▸ Written request
For this exercise, repeat all of the material verbatim apart from its images.

▸ Data segment
'''

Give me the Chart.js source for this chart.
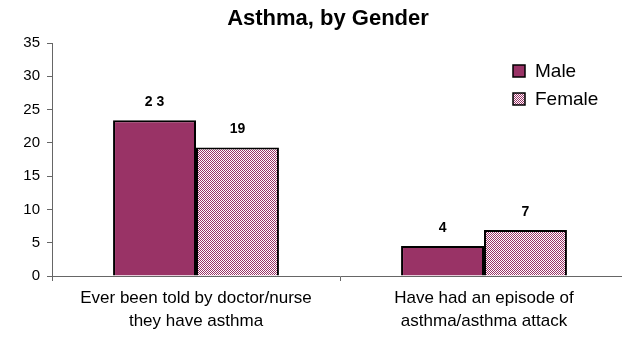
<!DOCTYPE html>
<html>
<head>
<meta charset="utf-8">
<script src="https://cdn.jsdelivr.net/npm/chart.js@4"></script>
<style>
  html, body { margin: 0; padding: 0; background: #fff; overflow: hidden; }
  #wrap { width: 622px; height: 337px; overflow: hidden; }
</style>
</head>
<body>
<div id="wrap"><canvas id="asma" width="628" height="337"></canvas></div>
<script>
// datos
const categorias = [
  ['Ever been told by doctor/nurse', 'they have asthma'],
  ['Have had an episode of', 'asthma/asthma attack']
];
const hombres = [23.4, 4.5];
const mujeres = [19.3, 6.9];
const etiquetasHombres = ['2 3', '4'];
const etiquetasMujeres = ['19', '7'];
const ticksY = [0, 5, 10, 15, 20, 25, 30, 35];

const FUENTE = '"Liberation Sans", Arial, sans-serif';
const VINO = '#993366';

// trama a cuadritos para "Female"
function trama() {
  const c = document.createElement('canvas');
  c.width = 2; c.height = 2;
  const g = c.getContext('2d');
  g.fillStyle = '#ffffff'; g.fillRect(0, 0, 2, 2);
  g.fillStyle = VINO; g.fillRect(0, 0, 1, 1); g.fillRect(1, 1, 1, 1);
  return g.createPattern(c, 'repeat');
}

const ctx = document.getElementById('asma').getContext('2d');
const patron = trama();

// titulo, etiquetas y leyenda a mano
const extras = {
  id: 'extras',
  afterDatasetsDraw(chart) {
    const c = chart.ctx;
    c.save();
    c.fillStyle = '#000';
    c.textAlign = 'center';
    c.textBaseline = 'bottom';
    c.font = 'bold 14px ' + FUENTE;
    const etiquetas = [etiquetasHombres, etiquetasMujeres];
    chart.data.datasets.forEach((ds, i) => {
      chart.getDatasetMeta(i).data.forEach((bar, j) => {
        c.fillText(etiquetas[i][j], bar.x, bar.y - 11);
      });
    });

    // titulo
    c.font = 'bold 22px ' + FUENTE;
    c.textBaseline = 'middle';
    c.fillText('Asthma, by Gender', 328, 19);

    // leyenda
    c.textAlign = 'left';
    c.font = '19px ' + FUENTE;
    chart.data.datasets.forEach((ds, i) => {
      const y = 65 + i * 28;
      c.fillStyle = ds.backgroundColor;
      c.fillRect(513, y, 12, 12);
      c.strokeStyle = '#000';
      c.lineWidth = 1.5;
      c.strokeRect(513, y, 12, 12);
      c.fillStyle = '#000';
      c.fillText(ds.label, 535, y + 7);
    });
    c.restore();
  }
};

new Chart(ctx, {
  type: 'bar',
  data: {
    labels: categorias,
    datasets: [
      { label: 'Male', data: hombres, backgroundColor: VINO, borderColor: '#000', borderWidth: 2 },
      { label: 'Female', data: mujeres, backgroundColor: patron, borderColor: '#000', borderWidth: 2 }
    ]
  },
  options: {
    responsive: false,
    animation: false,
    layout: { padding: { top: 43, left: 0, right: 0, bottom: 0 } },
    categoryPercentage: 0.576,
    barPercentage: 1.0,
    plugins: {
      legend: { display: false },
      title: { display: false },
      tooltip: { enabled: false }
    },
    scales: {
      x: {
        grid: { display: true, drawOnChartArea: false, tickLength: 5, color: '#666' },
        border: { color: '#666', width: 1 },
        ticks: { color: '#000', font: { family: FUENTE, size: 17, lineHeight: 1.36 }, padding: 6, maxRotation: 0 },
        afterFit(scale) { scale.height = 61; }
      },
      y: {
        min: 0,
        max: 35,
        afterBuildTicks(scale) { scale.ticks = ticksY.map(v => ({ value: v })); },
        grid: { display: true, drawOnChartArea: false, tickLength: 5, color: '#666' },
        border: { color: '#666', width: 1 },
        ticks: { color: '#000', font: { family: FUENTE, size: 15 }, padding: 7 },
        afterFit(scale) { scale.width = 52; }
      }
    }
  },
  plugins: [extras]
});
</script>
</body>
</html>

'''

▸ Answer for the task
Give me the Chart.js source for this chart.
<!DOCTYPE html>
<html>
<head>
<meta charset="utf-8">
<script src="https://cdn.jsdelivr.net/npm/chart.js@4"></script>
<style>
  html, body { margin: 0; padding: 0; background: #fff; overflow: hidden; }
  #wrap { width: 622px; height: 337px; overflow: hidden; }
</style>
</head>
<body>
<div id="wrap"><canvas id="asma" width="628" height="337"></canvas></div>
<script>
// datos
const categorias = [
  ['Ever been told by doctor/nurse', 'they have asthma'],
  ['Have had an episode of', 'asthma/asthma attack']
];
const hombres = [23.4, 4.5];
const mujeres = [19.3, 6.9];
const etiquetasHombres = ['2 3', '4'];
const etiquetasMujeres = ['19', '7'];
const ticksY = [0, 5, 10, 15, 20, 25, 30, 35];

const FUENTE = '"Liberation Sans", Arial, sans-serif';
const VINO = '#993366';

// trama a cuadritos para "Female"
function trama() {
  const c = document.createElement('canvas');
  c.width = 2; c.height = 2;
  const g = c.getContext('2d');
  g.fillStyle = '#ffffff'; g.fillRect(0, 0, 2, 2);
  g.fillStyle = VINO; g.fillRect(0, 0, 1, 1); g.fillRect(1, 1, 1, 1);
  return g.createPattern(c, 'repeat');
}

const ctx = document.getElementById('asma').getContext('2d');
const patron = trama();

// titulo, etiquetas y leyenda a mano
const extras = {
  id: 'extras',
  afterDatasetsDraw(chart) {
    const c = chart.ctx;
    c.save();
    c.fillStyle = '#000';
    c.textAlign = 'center';
    c.textBaseline = 'bottom';
    c.font = 'bold 14px ' + FUENTE;
    const etiquetas = [etiquetasHombres, etiquetasMujeres];
    chart.data.datasets.forEach((ds, i) => {
      chart.getDatasetMeta(i).data.forEach((bar, j) => {
        c.fillText(etiquetas[i][j], bar.x, bar.y - 11);
      });
    });

    // titulo
    c.font = 'bold 22px ' + FUENTE;
    c.textBaseline = 'middle';
    c.fillText('Asthma, by Gender', 328, 19);

    // leyenda
    c.textAlign = 'left';
    c.font = '19px ' + FUENTE;
    chart.data.datasets.forEach((ds, i) => {
      const y = 65 + i * 28;
      c.fillStyle = ds.backgroundColor;
      c.fillRect(513, y, 12, 12);
      c.strokeStyle = '#000';
      c.lineWidth = 1.5;
      c.strokeRect(513, y, 12, 12);
      c.fillStyle = '#000';
      c.fillText(ds.label, 535, y + 7);
    });
    c.restore();
  }
};

new Chart(ctx, {
  type: 'bar',
  data: {
    labels: categorias,
    datasets: [
      { label: 'Male', data: hombres, backgroundColor: VINO, borderColor: '#000', borderWidth: 2 },
      { label: 'Female', data: mujeres, backgroundColor: patron, borderColor: '#000', borderWidth: 2 }
    ]
  },
  options: {
    responsive: false,
    animation: false,
    layout: { padding: { top: 43, left: 0, right: 0, bottom: 0 } },
    categoryPercentage: 0.576,
    barPercentage: 1.0,
    plugins: {
      legend: { display: false },
      title: { display: false },
      tooltip: { enabled: false }
    },
    scales: {
      x: {
        grid: { display: true, drawOnChartArea: false, tickLength: 5, color: '#666' },
        border: { color: '#666', width: 1 },
        ticks: { color: '#000', font: { family: FUENTE, size: 17, lineHeight: 1.36 }, padding: 6, maxRotation: 0 },
        afterFit(scale) { scale.height = 61; }
      },
      y: {
        min: 0,
        max: 35,
        afterBuildTicks(scale) { scale.ticks = ticksY.map(v => ({ value: v })); },
        grid: { display: true, drawOnChartArea: false, tickLength: 5, color: '#666' },
        border: { color: '#666', width: 1 },
        ticks: { color: '#000', font: { family: FUENTE, size: 15 }, padding: 7 },
        afterFit(scale) { scale.width = 52; }
      }
    }
  },
  plugins: [extras]
});
</script>
</body>
</html>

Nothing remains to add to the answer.